How to have a self care day in the bush alone

By Ruby Claire

I never used to venture out alone. Yes, I was scared of snakes and cliffs and creepy strangers lurking in the undergrowth, but I was mostly afraid of being confronted by my aloneness. I was afraid of the subsequent discomfort that comes with the realisation that you are made up of other people and things and social media gratification, and that you’re lacking in a little bit of self-love and the ability to keep your own company.

It took me a lot of time to learn how to be comfortable alone. And it was an act of learning. I would start out small: walking around the block without music, sitting in a park without my phone for a few hours. Eventually it moved to pitching a tent for a few days out the back of someone’s property, and soon, to the wilderness, off track, buried deep in the mountains. 

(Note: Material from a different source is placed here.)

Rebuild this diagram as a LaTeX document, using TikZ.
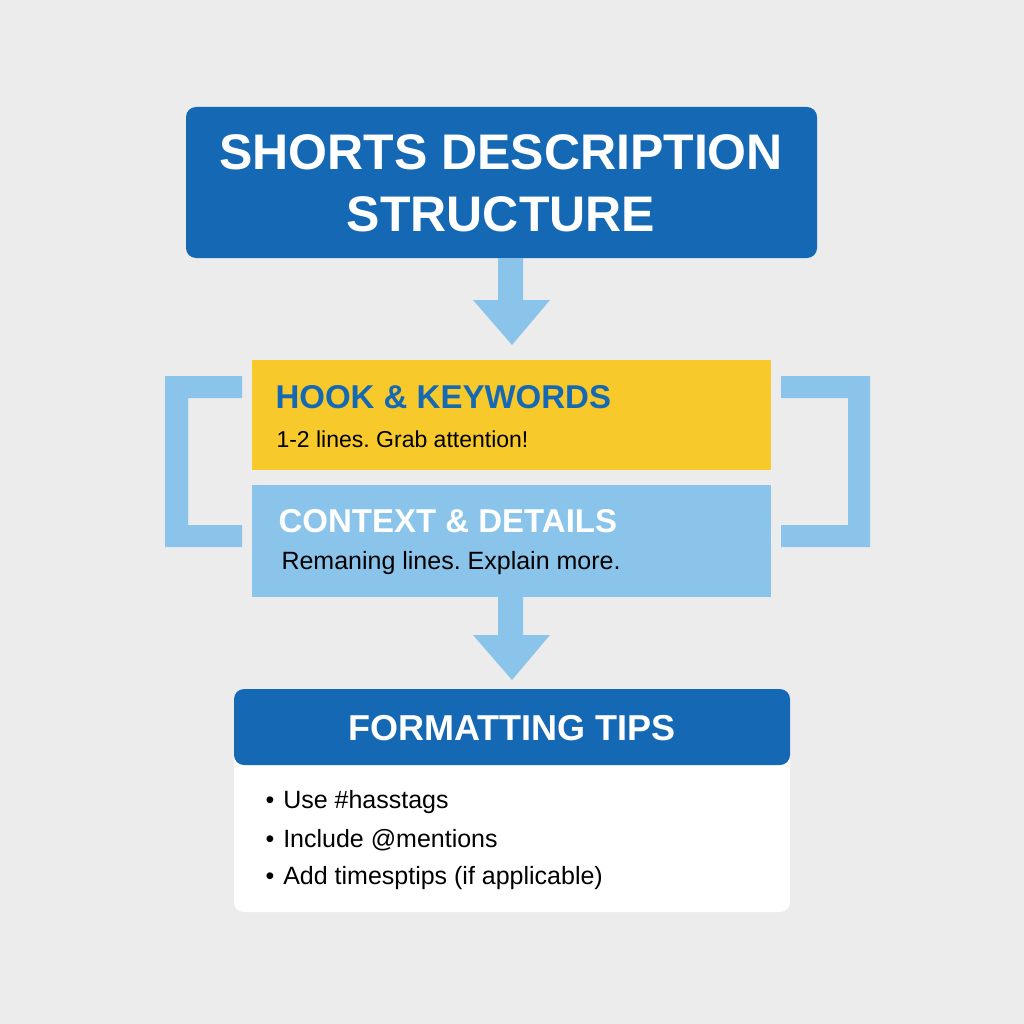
\documentclass[tikz,border=0pt]{standalone}
\usepackage{fontspec}
\setmainfont{Liberation Sans}
\frenchspacing
\definecolor{bg}{RGB}{236,236,236}
\definecolor{dblue}{RGB}{21,105,180}
\definecolor{lblue}{RGB}{139,196,234}
\definecolor{yel}{RGB}{247,201,43}
\tikzset{arr/.style={fill=lblue,draw=none},
 bigt/.style={font=\fontsize{50}{62}\selectfont\bfseries,text=white,align=center},
 head/.style={font=\fontsize{33}{40}\selectfont\bfseries,anchor=west},
 body/.style={font=\fontsize{23}{28}\selectfont,anchor=west,text=black}}
\begin{document}
\begin{tikzpicture}[x=1pt,y=-1pt]
\fill[bg] (0,0) rectangle (1024,1024);
\useasboundingbox (0,0) rectangle (1024,1024);
% title
\fill[dblue,rounded corners=10pt] (186,107) rectangle (817,258);
\node[bigt] (title) at (501,183) {SHORTS DESCRIPTION\\STRUCTURE};
% arrow 1
\fill[arr] (498,258) -- (523,258) -- (523,300) -- (550,300) -- (512,345) -- (473,300) -- (498,300) -- cycle;
% brackets
\fill[lblue] (242,376) -- (165,376) -- (165,547) -- (242,547) -- (242,525) -- (188,525) -- (188,398) -- (242,398) -- cycle;
\fill[lblue] (781,376) -- (870,376) -- (870,547) -- (781,547) -- (781,525) -- (848,525) -- (848,398) -- (781,398) -- cycle;
% yellow
\fill[yel] (252,360) rectangle (771,470);
\node[head,text=dblue] (hook) at (272,397) {HOOK \& KEYWORDS};
\node[body] (hookb) at (273,439) {1-2 lines. Grab attention!};
% light blue
\fill[lblue] (252,485) rectangle (771,597);
\node[head,text=white] (ctx) at (275,521) {CONTEXT \& DETAILS};
\node[body,font=\fontsize{25}{30}\selectfont] (ctxb) at (278,563) {Remaning lines. Explain more.};
% arrow 2
\fill[arr] (498,597) -- (523,597) -- (523,635) -- (550,635) -- (512,680) -- (473,635) -- (498,635) -- cycle;
% tips box
\fill[white,rounded corners=10pt] (234,689) rectangle (790,912);
\fill[dblue,rounded corners=10pt] (234,689) -- (234,765) -- (790,765) -- (790,689) -- cycle;
\node[font=\fontsize{36}{42}\selectfont\bfseries,text=white] (tips) at (512,728) {FORMATTING TIPS};
\foreach \t/\y/\n in {Use \#hasstags/802/a, Include @mentions/840/b, Add timesptips (if applicable)/878/c}{
  \node[body,font=\fontsize{25}{30}\selectfont] (tip\n) at (262,\y) {\textbullet\hspace{9pt}\t};
}
\end{tikzpicture}
\end{document}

There are a few things that make these trips what they are, a few essentials that make it more comfortable, safe and enriching. 



1) The Nakie hammock

Weight and size is everything when you’re packing a backpack and heading into the wilderness. I had never put much thought into a hammock until I came across Nakie, which is small, lightweight and fits in your backpack along with everything else you need. 

If you’re hiking into your self care day spot, you can’t always bring a comfortable chair or a large mat to lie on. And if you’re there for a few days, you want to be able to sit back and relax without doing so in your teeny tiny tent. This is where Nakie comes in. 

I like to veer off track, to where the undergrowth is sharp and overgrown, where the birds congregate away from the hoards of people that come and go on the well-worn track. I take my day pack and fill it with snacks, and I string up my hammock. There I nap and read and journal and watch the trees move in the wind. I meditate and think and give myself space to do nothing. Pre-hammock life, I’d just perch on a rock, which wasn’t the most comfortable long term. 


2) Sugar-free food

I know, I know, hear me out. As a self-proclaimed coca-cola addict, with a packet of biscuits on the go at all times, the whole no-sugar thing seems like a ridiculously difficult lifestyle. But when I’m out in the bush, listening to the orchestra of wildlife, inhaling the scent of wild flowers and eucalypt, it feels kind of… gross… snacking on a half-melted Kit Kat. A few carrots and some hummus, some scroggin and soup... there’s something hearty and wholesome about it. And when you’re having a self-care day (or weekend), you want to maximise the hearty and wholesome. 


3) First aid kit

Carrying a first aid kit and an EPIRB if you’re spending time out of range, and letting people know where you’re going is necessary if you’re heading out alone. If you’re not familiar with going solo, this will give you and your loved ones peace of mind. Maybe watch a YouTube video about what to do if you get bitten by a snake, too. 


4) Activities that encourage playfulness

When was the last time you did something for absolutely no reason? When did you colour in a drawing (and not complete it!) or build a fort from sticks or paint terrible pictures of what’s around you? When did you let go and create without putting it on your Instagram story? This is the time to delight in play. This is true self care! You shouldn’t need to spend money to check in with yourself, and to do things that nourish your body and your heart-place. 

Learning to be comfortable alone was the greatest gift I ever gave myself. Doing so out in nature, with my journal and my books, my hammock and my snacks, makes for an affordable way to keep my mental health in check too.